===== Source records =====

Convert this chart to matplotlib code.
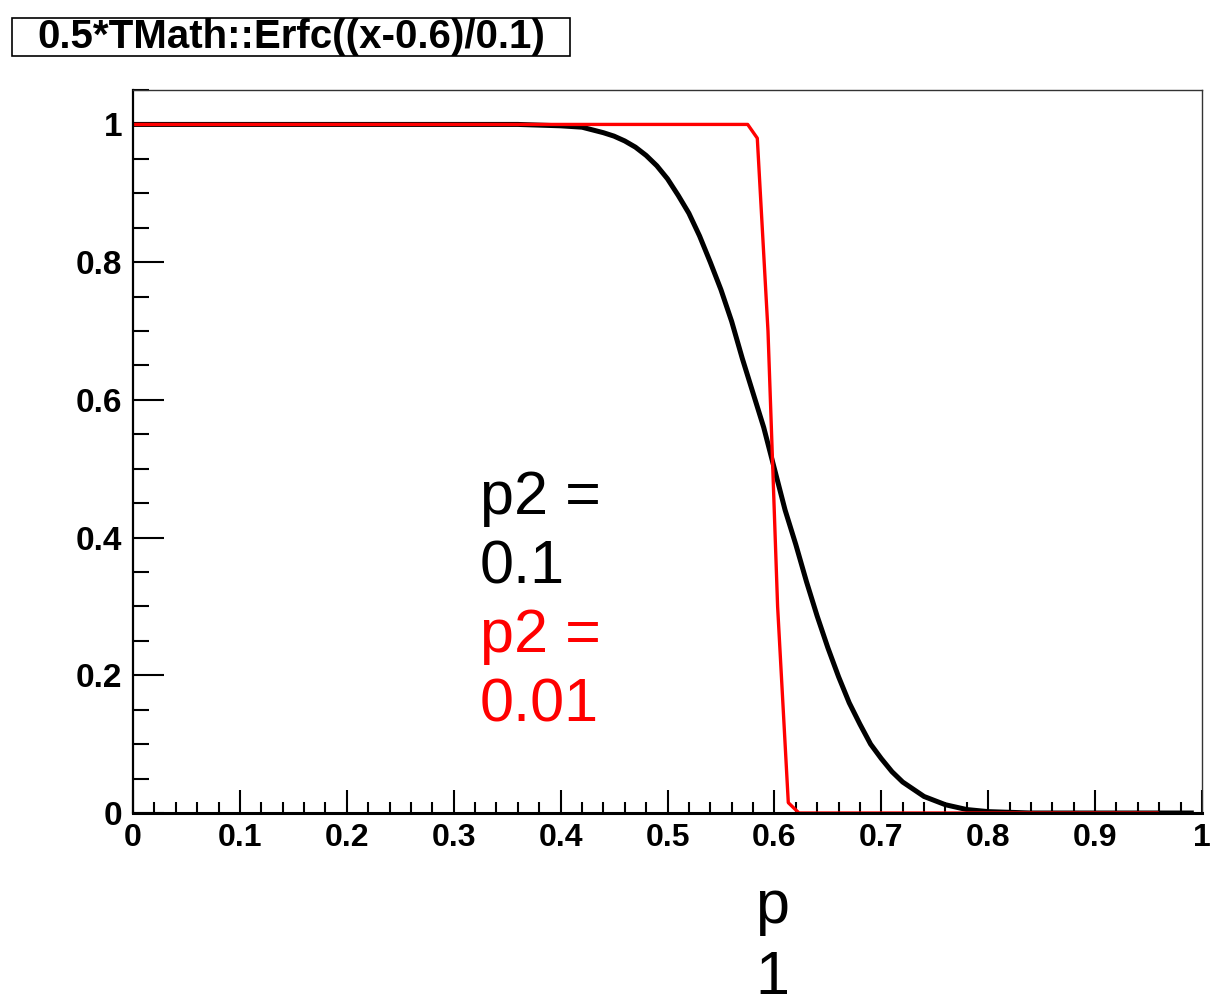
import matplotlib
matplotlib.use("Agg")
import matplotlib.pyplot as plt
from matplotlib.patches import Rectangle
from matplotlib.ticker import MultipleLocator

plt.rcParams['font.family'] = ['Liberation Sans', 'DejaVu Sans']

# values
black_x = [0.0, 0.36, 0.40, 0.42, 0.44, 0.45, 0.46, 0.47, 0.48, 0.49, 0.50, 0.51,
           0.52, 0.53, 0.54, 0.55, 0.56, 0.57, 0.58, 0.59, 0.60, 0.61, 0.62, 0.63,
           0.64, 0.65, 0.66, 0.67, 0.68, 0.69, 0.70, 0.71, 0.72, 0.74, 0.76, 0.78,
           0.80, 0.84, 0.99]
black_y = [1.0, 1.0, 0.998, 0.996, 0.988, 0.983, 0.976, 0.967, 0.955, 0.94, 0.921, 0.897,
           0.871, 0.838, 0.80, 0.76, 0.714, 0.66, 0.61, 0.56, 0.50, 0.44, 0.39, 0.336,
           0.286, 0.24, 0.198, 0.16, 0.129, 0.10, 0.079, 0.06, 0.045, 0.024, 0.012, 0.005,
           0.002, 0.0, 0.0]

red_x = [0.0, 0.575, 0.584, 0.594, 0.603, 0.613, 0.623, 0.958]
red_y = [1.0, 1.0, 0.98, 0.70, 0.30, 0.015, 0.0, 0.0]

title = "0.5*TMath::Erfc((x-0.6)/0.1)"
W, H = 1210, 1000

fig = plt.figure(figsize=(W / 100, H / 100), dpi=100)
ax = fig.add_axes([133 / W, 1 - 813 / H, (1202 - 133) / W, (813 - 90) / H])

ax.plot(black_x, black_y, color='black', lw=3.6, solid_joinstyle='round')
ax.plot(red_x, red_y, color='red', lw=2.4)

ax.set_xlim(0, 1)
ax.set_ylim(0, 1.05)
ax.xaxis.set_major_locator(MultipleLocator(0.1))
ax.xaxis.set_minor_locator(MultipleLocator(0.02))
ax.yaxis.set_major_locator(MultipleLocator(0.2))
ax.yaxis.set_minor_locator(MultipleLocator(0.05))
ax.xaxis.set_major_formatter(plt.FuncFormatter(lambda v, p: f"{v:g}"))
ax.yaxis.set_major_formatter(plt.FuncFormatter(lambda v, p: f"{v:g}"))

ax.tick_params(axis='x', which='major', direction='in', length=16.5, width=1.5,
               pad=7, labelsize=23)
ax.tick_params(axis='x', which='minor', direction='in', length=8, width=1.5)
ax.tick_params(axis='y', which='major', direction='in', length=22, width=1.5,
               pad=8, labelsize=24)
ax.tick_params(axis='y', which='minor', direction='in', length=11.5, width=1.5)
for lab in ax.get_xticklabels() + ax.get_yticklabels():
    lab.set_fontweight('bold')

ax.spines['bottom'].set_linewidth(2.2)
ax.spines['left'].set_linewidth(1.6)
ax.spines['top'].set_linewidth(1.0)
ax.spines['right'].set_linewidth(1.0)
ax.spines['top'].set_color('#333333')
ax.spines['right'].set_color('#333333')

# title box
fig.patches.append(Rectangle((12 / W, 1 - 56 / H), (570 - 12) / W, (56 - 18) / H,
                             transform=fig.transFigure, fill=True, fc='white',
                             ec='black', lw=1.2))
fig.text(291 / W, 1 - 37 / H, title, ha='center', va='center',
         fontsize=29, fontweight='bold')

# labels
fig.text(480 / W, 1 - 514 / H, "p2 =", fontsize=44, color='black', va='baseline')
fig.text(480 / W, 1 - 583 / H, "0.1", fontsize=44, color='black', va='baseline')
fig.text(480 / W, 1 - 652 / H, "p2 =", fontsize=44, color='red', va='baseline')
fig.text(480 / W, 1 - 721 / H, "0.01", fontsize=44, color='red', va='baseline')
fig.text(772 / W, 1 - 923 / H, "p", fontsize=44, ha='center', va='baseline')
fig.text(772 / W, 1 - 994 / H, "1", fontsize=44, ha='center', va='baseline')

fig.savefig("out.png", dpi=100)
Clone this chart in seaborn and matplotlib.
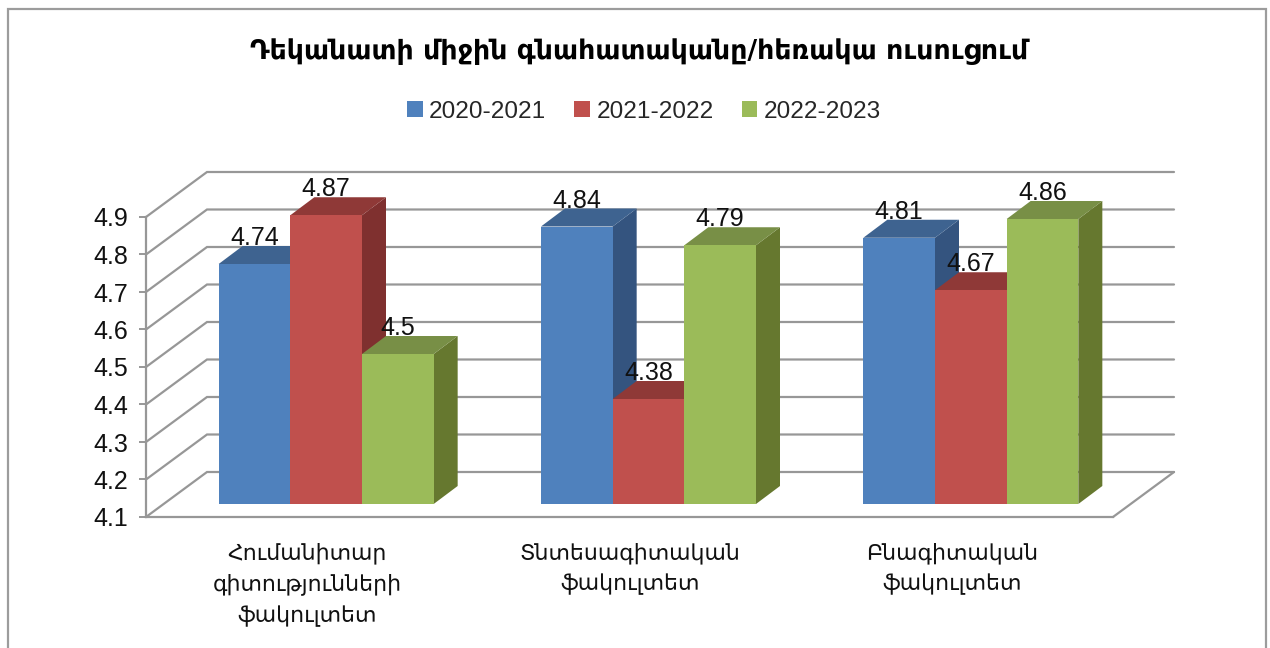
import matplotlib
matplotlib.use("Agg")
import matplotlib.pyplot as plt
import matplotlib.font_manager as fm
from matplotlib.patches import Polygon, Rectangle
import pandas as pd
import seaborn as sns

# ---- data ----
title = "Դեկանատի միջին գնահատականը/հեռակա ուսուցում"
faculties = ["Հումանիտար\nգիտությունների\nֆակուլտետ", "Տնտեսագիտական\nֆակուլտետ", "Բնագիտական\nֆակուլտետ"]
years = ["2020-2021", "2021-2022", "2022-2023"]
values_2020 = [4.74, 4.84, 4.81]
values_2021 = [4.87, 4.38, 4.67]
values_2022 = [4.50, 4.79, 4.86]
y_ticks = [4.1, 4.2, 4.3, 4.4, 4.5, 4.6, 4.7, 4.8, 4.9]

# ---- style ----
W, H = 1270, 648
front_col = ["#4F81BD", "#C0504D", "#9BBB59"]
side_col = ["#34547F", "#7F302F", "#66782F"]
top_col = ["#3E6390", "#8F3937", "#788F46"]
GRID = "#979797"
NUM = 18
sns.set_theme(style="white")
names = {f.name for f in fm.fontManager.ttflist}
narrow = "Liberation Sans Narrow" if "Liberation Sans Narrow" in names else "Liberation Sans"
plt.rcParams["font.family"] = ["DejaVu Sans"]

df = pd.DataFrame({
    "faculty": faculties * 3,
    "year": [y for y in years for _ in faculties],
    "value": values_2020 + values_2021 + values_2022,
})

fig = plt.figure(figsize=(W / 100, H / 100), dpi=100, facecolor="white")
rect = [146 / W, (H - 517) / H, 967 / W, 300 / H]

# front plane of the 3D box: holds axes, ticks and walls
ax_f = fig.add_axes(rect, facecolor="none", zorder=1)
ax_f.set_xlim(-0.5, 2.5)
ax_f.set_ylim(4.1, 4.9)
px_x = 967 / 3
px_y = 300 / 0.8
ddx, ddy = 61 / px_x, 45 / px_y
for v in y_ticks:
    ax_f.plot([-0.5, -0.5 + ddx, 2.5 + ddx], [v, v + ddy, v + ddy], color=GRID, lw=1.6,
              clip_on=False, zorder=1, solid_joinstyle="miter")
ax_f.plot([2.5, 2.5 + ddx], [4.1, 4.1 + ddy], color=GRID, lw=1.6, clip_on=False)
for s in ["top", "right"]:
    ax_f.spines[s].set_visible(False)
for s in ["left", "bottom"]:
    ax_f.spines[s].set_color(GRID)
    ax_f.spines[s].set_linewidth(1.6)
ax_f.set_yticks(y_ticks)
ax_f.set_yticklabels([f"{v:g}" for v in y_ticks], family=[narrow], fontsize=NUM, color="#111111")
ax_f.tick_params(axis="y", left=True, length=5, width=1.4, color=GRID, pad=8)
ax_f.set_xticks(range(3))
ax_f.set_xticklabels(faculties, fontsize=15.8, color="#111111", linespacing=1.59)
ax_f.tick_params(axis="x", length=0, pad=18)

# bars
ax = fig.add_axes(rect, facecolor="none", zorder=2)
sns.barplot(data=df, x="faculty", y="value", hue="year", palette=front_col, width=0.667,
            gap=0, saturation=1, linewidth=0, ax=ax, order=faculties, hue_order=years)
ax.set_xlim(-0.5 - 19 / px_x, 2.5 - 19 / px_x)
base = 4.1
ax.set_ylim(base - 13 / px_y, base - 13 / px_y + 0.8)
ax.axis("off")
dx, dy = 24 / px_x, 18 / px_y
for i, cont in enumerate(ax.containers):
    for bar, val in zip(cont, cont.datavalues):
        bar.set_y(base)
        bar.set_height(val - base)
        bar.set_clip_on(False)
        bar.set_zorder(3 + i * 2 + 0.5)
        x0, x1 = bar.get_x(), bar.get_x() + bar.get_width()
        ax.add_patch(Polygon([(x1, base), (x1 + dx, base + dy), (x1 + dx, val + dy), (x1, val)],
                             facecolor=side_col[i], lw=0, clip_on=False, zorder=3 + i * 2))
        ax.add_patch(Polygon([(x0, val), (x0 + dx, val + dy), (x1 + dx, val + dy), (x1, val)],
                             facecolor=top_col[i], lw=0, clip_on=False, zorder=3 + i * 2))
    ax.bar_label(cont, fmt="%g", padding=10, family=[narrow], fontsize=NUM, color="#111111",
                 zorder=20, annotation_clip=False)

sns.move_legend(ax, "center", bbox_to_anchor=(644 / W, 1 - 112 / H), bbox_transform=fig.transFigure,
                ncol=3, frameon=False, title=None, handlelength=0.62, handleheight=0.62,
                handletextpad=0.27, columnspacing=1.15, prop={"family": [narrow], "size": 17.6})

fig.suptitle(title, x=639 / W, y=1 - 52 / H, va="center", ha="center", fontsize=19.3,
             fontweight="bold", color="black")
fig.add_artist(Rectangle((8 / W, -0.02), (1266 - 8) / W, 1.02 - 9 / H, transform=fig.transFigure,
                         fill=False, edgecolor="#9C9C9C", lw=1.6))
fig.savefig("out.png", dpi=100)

=====

• [Stated exercise]:
Exactly as written, please give again the lines from the beginning of the listing through the line containing "0.002, 0.0, 0.0]", inclusive, without any pictures.

• [Output]:
Convert this chart to matplotlib code.
import matplotlib
matplotlib.use("Agg")
import matplotlib.pyplot as plt
from matplotlib.patches import Rectangle
from matplotlib.ticker import MultipleLocator

plt.rcParams['font.family'] = ['Liberation Sans', 'DejaVu Sans']

# values
black_x = [0.0, 0.36, 0.40, 0.42, 0.44, 0.45, 0.46, 0.47, 0.48, 0.49, 0.50, 0.51,
           0.52, 0.53, 0.54, 0.55, 0.56, 0.57, 0.58, 0.59, 0.60, 0.61, 0.62, 0.63,
           0.64, 0.65, 0.66, 0.67, 0.68, 0.69, 0.70, 0.71, 0.72, 0.74, 0.76, 0.78,
           0.80, 0.84, 0.99]
black_y = [1.0, 1.0, 0.998, 0.996, 0.988, 0.983, 0.976, 0.967, 0.955, 0.94, 0.921, 0.897,
           0.871, 0.838, 0.80, 0.76, 0.714, 0.66, 0.61, 0.56, 0.50, 0.44, 0.39, 0.336,
           0.286, 0.24, 0.198, 0.16, 0.129, 0.10, 0.079, 0.06, 0.045, 0.024, 0.012, 0.005,
           0.002, 0.0, 0.0]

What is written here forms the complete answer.